- Your goal: Sift the listing for lines that hold the string "this" and pull them out.

Start Provided information

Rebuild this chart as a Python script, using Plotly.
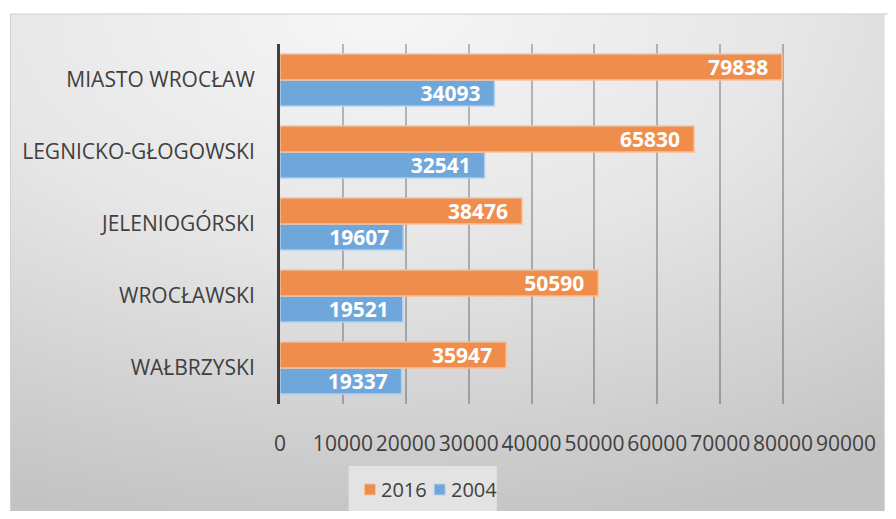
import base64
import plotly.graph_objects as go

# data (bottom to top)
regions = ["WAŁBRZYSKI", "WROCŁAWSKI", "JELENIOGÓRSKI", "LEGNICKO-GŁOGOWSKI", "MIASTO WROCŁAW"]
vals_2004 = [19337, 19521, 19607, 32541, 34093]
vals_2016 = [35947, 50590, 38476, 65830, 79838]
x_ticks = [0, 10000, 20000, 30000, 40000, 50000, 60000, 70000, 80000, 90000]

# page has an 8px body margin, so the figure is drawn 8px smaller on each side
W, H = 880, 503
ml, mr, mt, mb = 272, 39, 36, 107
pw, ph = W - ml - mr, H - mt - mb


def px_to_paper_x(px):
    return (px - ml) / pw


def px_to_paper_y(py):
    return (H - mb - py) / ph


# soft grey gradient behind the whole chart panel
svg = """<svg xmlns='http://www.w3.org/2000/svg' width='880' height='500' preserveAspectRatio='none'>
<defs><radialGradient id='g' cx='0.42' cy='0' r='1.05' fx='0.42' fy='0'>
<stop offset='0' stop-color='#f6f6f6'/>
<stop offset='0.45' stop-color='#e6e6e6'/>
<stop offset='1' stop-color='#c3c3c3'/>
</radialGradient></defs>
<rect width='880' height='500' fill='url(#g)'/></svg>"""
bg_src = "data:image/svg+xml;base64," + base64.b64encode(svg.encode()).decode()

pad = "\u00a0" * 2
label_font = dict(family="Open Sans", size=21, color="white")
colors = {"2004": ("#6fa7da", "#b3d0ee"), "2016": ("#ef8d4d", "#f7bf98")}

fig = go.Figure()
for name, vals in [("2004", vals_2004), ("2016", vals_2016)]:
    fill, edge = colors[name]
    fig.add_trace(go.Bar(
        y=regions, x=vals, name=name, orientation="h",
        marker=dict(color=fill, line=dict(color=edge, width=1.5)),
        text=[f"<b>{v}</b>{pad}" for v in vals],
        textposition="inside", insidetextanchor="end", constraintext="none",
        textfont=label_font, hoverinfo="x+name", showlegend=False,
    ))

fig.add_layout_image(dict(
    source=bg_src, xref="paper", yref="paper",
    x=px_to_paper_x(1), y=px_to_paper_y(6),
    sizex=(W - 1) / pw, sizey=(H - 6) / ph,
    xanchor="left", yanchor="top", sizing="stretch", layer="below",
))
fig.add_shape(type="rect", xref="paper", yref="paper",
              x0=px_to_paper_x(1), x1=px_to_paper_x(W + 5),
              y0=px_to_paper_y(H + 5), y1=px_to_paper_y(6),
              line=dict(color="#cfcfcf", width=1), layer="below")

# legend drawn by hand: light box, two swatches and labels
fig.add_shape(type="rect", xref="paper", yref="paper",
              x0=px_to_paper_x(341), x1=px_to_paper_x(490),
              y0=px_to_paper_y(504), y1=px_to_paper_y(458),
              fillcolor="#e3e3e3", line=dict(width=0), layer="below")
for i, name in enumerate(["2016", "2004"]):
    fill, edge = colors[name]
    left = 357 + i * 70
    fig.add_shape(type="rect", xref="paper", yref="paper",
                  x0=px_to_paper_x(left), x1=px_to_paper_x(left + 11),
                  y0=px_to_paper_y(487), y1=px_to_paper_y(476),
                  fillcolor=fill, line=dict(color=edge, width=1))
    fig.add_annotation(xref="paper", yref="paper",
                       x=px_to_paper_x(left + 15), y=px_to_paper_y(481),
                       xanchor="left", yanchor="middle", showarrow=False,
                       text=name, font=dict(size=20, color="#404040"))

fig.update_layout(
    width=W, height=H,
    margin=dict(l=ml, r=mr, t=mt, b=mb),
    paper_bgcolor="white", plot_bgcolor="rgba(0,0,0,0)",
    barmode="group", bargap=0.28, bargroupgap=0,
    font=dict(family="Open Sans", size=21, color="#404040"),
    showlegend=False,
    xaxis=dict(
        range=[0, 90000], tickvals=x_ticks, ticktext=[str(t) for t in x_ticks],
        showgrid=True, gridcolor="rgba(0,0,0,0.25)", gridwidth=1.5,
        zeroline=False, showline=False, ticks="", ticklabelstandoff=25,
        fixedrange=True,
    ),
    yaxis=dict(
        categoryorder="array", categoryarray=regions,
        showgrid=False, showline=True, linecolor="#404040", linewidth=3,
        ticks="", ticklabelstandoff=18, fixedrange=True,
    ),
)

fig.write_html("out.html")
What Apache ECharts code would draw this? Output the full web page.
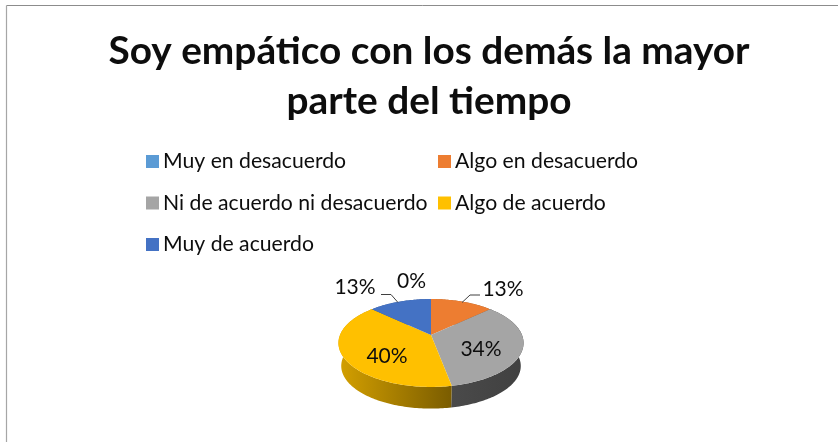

End Provided information

- Response below:
Rebuild this chart as a Python script, using Plotly.
What Apache ECharts code would draw this? Output the full web page.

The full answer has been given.